A pension plan where small family businesses, employees in firms of less than 25, and the self-employed can benefit from tax deductions in contributions to a 408(k) plan or a simplified version.
408(k) Plan Details
408(k) is an Internal Revenue Code. It's used to describe a type of Individual Retirement Account or IRA known as a SEP or Simplified Employee Pension plan. These plans are often referred to as SARSEP or Salary Reduction Simplified Employee Pension schemes, and they aren't that different from the more common 401(k).
Contributions made to a 408(k) plan are tax-deductible, and the funds within the account are not treated as income, remaining tax-free until participants or their beneficiaries make withdrawals.
This employer-sponsored savings plan is designed for small businesses, preferably with less than 25 participants, sole proprietors, and other self-employed individuals. Employees don't contribute to their 408(k) plan accounts established and maintained by the employer.
401(K) Details for the Self Employed
Self-employed 408(k) plan participants who also work for employers can make retirement contributions to this SEP while benefiting from their employer's pension scheme. Employer contributions to the plan for the year 2021 cannot be more than 25% of their employee’s annual pay, or $58,000.
Salaries that exceed $290,000 aren't subjected to the yearly limit. A business can only claim a maximum tax return that's lesser than 25% of compensation or the total accounts for employee contributions.
Example of 408(k) Plan
A 408(k) plan proves useful and practical to workers seeing as employer’s contributions and their retirement savings are not taxed until pension’s maturity or benefits distribution. Other incentives occur when the deducted payments and saving for employers on their annual company tax bill lowers the employee’s net income and tax bracket.

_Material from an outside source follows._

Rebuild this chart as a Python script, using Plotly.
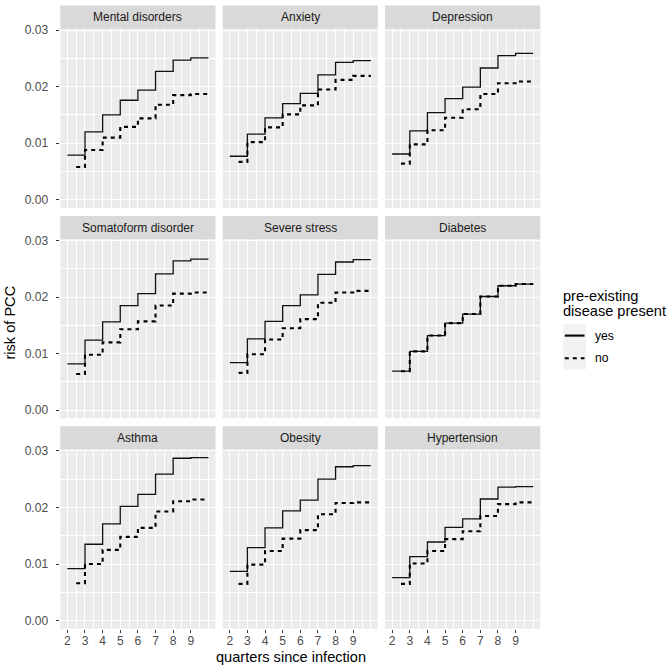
import plotly.graph_objects as go

# ---------------- data ----------------
panel_titles = ["Mental disorders", "Anxiety", "Depression",
                "Somatoform disorder", "Severe stress", "Diabetes",
                "Asthma", "Obesity", "Hypertension"]

quarters_yes = [2, 3, 4, 5, 6, 7, 8, 9, 10]
quarters_no = [2.5, 3, 4, 5, 6, 7, 8, 9, 10]

mental_yes = [0.0079, 0.0120, 0.0150, 0.0176, 0.0194, 0.0227, 0.0247, 0.0251]
mental_no = [0.0058, 0.0088, 0.0110, 0.0129, 0.0144, 0.0168, 0.0185, 0.0187]
anxiety_yes = [0.0077, 0.0116, 0.0145, 0.0170, 0.0188, 0.0221, 0.0243, 0.0246]
anxiety_no = [0.0067, 0.0102, 0.0128, 0.0151, 0.0167, 0.0195, 0.0212, 0.0219]
depression_yes = [0.0081, 0.0122, 0.0154, 0.0179, 0.0199, 0.0233, 0.0255, 0.0259]
depression_no = [0.0064, 0.0098, 0.0123, 0.0145, 0.0160, 0.0187, 0.0206, 0.0209]
somatoform_yes = [0.0082, 0.0124, 0.0156, 0.0185, 0.0206, 0.0241, 0.0264, 0.0267]
somatoform_no = [0.0064, 0.0098, 0.0120, 0.0143, 0.0157, 0.0185, 0.0206, 0.0208]
stress_yes = [0.0084, 0.0126, 0.0157, 0.0185, 0.0204, 0.0240, 0.0262, 0.0266]
stress_no = [0.0066, 0.0099, 0.0125, 0.0145, 0.0161, 0.0190, 0.0208, 0.0211]
diabetes_yes = [0.0069, 0.0104, 0.0132, 0.0154, 0.0170, 0.0201, 0.0220, 0.0223]
diabetes_no = [0.0069, 0.0104, 0.0132, 0.0154, 0.0170, 0.0201, 0.0220, 0.0223]
asthma_yes = [0.0092, 0.0135, 0.0171, 0.0202, 0.0223, 0.0259, 0.0287, 0.0288]
asthma_no = [0.0066, 0.0100, 0.0125, 0.0148, 0.0164, 0.0193, 0.0211, 0.0214]
obesity_yes = [0.0087, 0.0129, 0.0164, 0.0194, 0.0213, 0.0250, 0.0272, 0.0274]
obesity_no = [0.0065, 0.0099, 0.0123, 0.0145, 0.0160, 0.0188, 0.0208, 0.0209]
hypertension_yes = [0.0076, 0.0113, 0.0139, 0.0165, 0.0180, 0.0215, 0.0236, 0.0237]
hypertension_no = [0.0065, 0.0101, 0.0123, 0.0144, 0.0158, 0.0185, 0.0206, 0.0209]

yes_series = [mental_yes, anxiety_yes, depression_yes, somatoform_yes, stress_yes,
              diabetes_yes, asthma_yes, obesity_yes, hypertension_yes]
no_series = [mental_no, anxiety_no, depression_no, somatoform_no, stress_no,
             diabetes_no, asthma_no, obesity_no, hypertension_no]

x_ticks = [2, 3, 4, 5, 6, 7, 8, 9]
x_minor = [2.5, 3.5, 4.5, 5.5, 6.5, 7.5, 8.5, 9.5, 10]
y_ticks = [0.0, 0.01, 0.02, 0.03]
y_minor = [0.005, 0.015, 0.025]
legend_title_lines = ["pre-existing", "disease present"]
legend_labels = ["yes", "no"]

# ---------------- layout geometry (pixels) ----------------
W, H = 667, 666
FONT = "Liberation Sans, Arial, sans-serif"
SMALL = 12.1
col_left = [60.3, 222.7, 385.1]
col_w = 155.2
row_top = [23.9, 235.9, 447.9]
panel_h = 180.6
strip_h = 23.4
x_range = [1.6, 10.4]
y_range = [-0.00144, 0.03024]
DASH = "4px,4px"


def fx(px):
    return px / W


def fy(py):
    return 1 - py / H


fig = go.Figure()
shapes = []
annotations = []

for i, title in enumerate(panel_titles):
    r, c = divmod(i, 3)
    n = "" if i == 0 else str(i + 1)
    xa, ya = "x" + n, "y" + n
    yv = yes_series[i] + [yes_series[i][-1]]
    nv = no_series[i] + [no_series[i][-1]]
    fig.add_trace(go.Scatter(x=quarters_yes, y=yv, mode="lines", line_shape="hv",
                             line=dict(color="#111111", width=1.3),
                             xaxis=xa, yaxis=ya, showlegend=False, name="yes"))
    fig.add_trace(go.Scatter(x=quarters_no, y=nv, mode="lines", line_shape="hv",
                             line=dict(color="black", width=2.1, dash=DASH),
                             xaxis=xa, yaxis=ya, showlegend=False, name="no"))
    left = col_left[c]
    top = row_top[r]
    xaxis = dict(domain=[fx(left), fx(left + col_w)], range=x_range, anchor=ya,
                 tickmode="array", tickvals=x_ticks, ticktext=[str(t) for t in x_ticks],
                 showgrid=True, gridcolor="white", gridwidth=1.4, zeroline=False,
                 showline=False,
                 minor=dict(tickmode="array", tickvals=x_minor, showgrid=True,
                            gridcolor="white", gridwidth=1.0, ticks=""),
                 tickfont=dict(family=FONT, size=SMALL, color="#4D4D4D"),
                 ticks="outside" if r == 2 else "", ticklen=3.7, tickwidth=1.1,
                 tickcolor="#333333", showticklabels=(r == 2), ticklabelstandoff=-3)
    yaxis = dict(domain=[fy(top + panel_h), fy(top)], range=y_range, anchor=xa,
                 tickmode="array", tickvals=y_ticks, tickformat=".2f",
                 showgrid=True, gridcolor="white", gridwidth=1.4, zeroline=False,
                 showline=False,
                 minor=dict(tickmode="array", tickvals=y_minor, showgrid=True,
                            gridcolor="white", gridwidth=1.0, ticks=""),
                 tickfont=dict(family=FONT, size=SMALL, color="#4D4D4D"),
                 ticks="outside" if c == 0 else "", ticklen=3.7, tickwidth=1.1,
                 tickcolor="#333333", showticklabels=(c == 0), ticklabelstandoff=5)
    fig.update_layout(**{"xaxis" + n: xaxis, "yaxis" + n: yaxis})
    # panel background
    shapes.append(dict(type="rect", xref="paper", yref="paper", layer="below",
                       x0=fx(left), x1=fx(left + col_w), y0=fy(top + panel_h), y1=fy(top),
                       fillcolor="#EBEBEB", line=dict(width=0)))
    # strip
    shapes.append(dict(type="rect", xref="paper", yref="paper", layer="below",
                       x0=fx(left), x1=fx(left + col_w), y0=fy(top), y1=fy(top - strip_h),
                       fillcolor="#D9D9D9", line=dict(width=0)))
    annotations.append(dict(text=title, xref="paper", yref="paper",
                            x=fx(left + col_w / 2), y=fy(top - strip_h / 2),
                            xanchor="center", yanchor="middle", showarrow=False,
                            font=dict(family=FONT, size=12, color="#1A1A1A")))

# axis titles
annotations.append(dict(text="quarters since infection", xref="paper", yref="paper",
                        x=fx(291), y=fy(657), xanchor="center", yanchor="middle",
                        showarrow=False, font=dict(family=FONT, size=14.6, color="black")))
annotations.append(dict(text="risk of PCC", xref="paper", yref="paper",
                        x=fx(10), y=fy(320), xanchor="center", yanchor="middle",
                        textangle=-90, showarrow=False,
                        font=dict(family=FONT, size=14.6, color="black")))

# legend (drawn manually in ggplot style)
for j, line_text in enumerate(legend_title_lines):
    annotations.append(dict(text=line_text, xref="paper", yref="paper",
                            x=fx(561), y=fy(293 + 15.5 * j), xanchor="left", yanchor="middle",
                            showarrow=False, font=dict(family=FONT, size=14.6, color="black")))
key_x0, key_x1 = 563.3, 586.0
key_top, key_h = 321.7, 22.8
dashes = ["solid", DASH]
for k, lab in enumerate(legend_labels):
    y0 = key_top + k * key_h
    yc = y0 + key_h / 2
    shapes.append(dict(type="rect", xref="paper", yref="paper", layer="below",
                       x0=fx(key_x0), x1=fx(key_x1), y0=fy(y0 + key_h), y1=fy(y0),
                       fillcolor="#F2F2F2", line=dict(width=0)))
    shapes.append(dict(type="line", xref="paper", yref="paper",
                       x0=fx(key_x0 + 1.5), x1=fx(key_x1 - 1.5), y0=fy(yc), y1=fy(yc),
                       line=dict(color="black", width=2.1, dash=dashes[k])))
    annotations.append(dict(text=lab, xref="paper", yref="paper",
                            x=fx(592.5), y=fy(yc), xanchor="left", yanchor="middle",
                            showarrow=False,
                            font=dict(family=FONT, size=SMALL, color="black")))

fig.update_layout(width=W, height=H, margin=dict(l=0, r=0, t=0, b=0),
                  paper_bgcolor="white", plot_bgcolor="rgba(0,0,0,0)",
                  shapes=shapes, annotations=annotations, showlegend=False)

fig.write_html("out.html", config={"displayModeBar": False},
               post_script="document.body.style.margin='0px';document.body.style.padding='0px';")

For instance, an employer sets up a 408(k) plan for employees to benefit from retirement distributions when they reach the age of 59 and a half. The employer's contributions and the account savings are tax-deferred while future withdrawals on maturity are taxed as regular income.
The employee will also benefit from loans against the savings accumulated, and their repayments will be reverted to the 408(k) plan account balance.
If the participant or employee by whose name the IRA is set up makes an early withdrawal from the account, the IRS will assess a 10% penalty. This withdrawal penalty also applies to the traditional 401(k) plan, which is better suited for employees that might fall into a higher tax bracket by the time they retire.
Differences between a 408(k) Plan vs. 401(k) Plan
Both 408(k) and the 401(k) are employer-sponsored pension plans. They provide guidelines for employee retirement savings with tax deduction incentives. The 401(k) plan has become synonymous as the vehicle of choice for retirement savings. But unlike the 408(k), it suits larger organizations, and employee contributions are allowed.
Employers can offer 401(k) plans where they make non-elective or matching contributions on behalf of eligible participants, and they can also add features like a future profit-sharing plan. While accrued earnings are tax-deferred, 401(k) plans are more complicated due to the employer's options of investment. In retrospect, employees can choose investments on their retirement savings with a 408(k) SEP-IRA plan.
The main sticking point in terms of 408(k) and 401(k) plan differences is that the SEP-IRA is only available to companies with less than 25 employees. Here are a few other features that distinguish the two retirement savings options:
- With a 408(k) plan, employers can only contribute not more than 25% of an employee's pay, which means no more than $58,000. There are no catch up payments that can be made since a 408(k) plan is fully employer-funded.
- Some 408(k) plans can allow personal payments by the employee, separately from the employer's IRA contributions to the same account. These contributions are subject to limits, like $6,000 for the year, or age-eligible participants can add an additional $1,000.
- SEP IRAs have a maximum allowable compensation no matter how much an employee earns, with an annual limit of $290,000 for 2021. There's also a minimum compensation threshold for eligibility, which is earnings of $600 and below.
- Employer contributions for the 408(k) plan must be equal, meaning each employee receives the same percentage of salary deduction. Contribution to SEP IRAs by self-employed participants can be tax-deductible, allowing the costs for personal retirement funds to be deducted from their earnings.
- Deadlines for contribution payment s also differ, where 408(k) plans have until April or October with an extension. Contribution deadlines for 401(k) have a deadline which is the end of each calendar year.
SEP accounts are managed by the employee, not the employer, as is the case for 401(k) plans where the latter sets up investment options. The employee in a 408(k) plan scenario chooses their account's investments, and employers don't pay administration costs like 401(k) plans.
Significance of 408 (K)
408(k) plans come in handy, especially when an employee needs to take out a loan against the amount of savings contributed. The SEP-IRA account draws up a payment schedule with a plan administrator, and the repaid premiums go on to bolster that employee's retirement savings. However, if they default on their repayments for this loan amount, it's treated as an early distribution withdrawal and is subject to a 10% penalty.
Maximum contribution limits for a 408(k) differ every year as the IRS compensates for inflation. However, they do allow increased contributions if a participant reaches the age of 50. Hopefully, this can help them catch up with any payments that may have been missed over the years.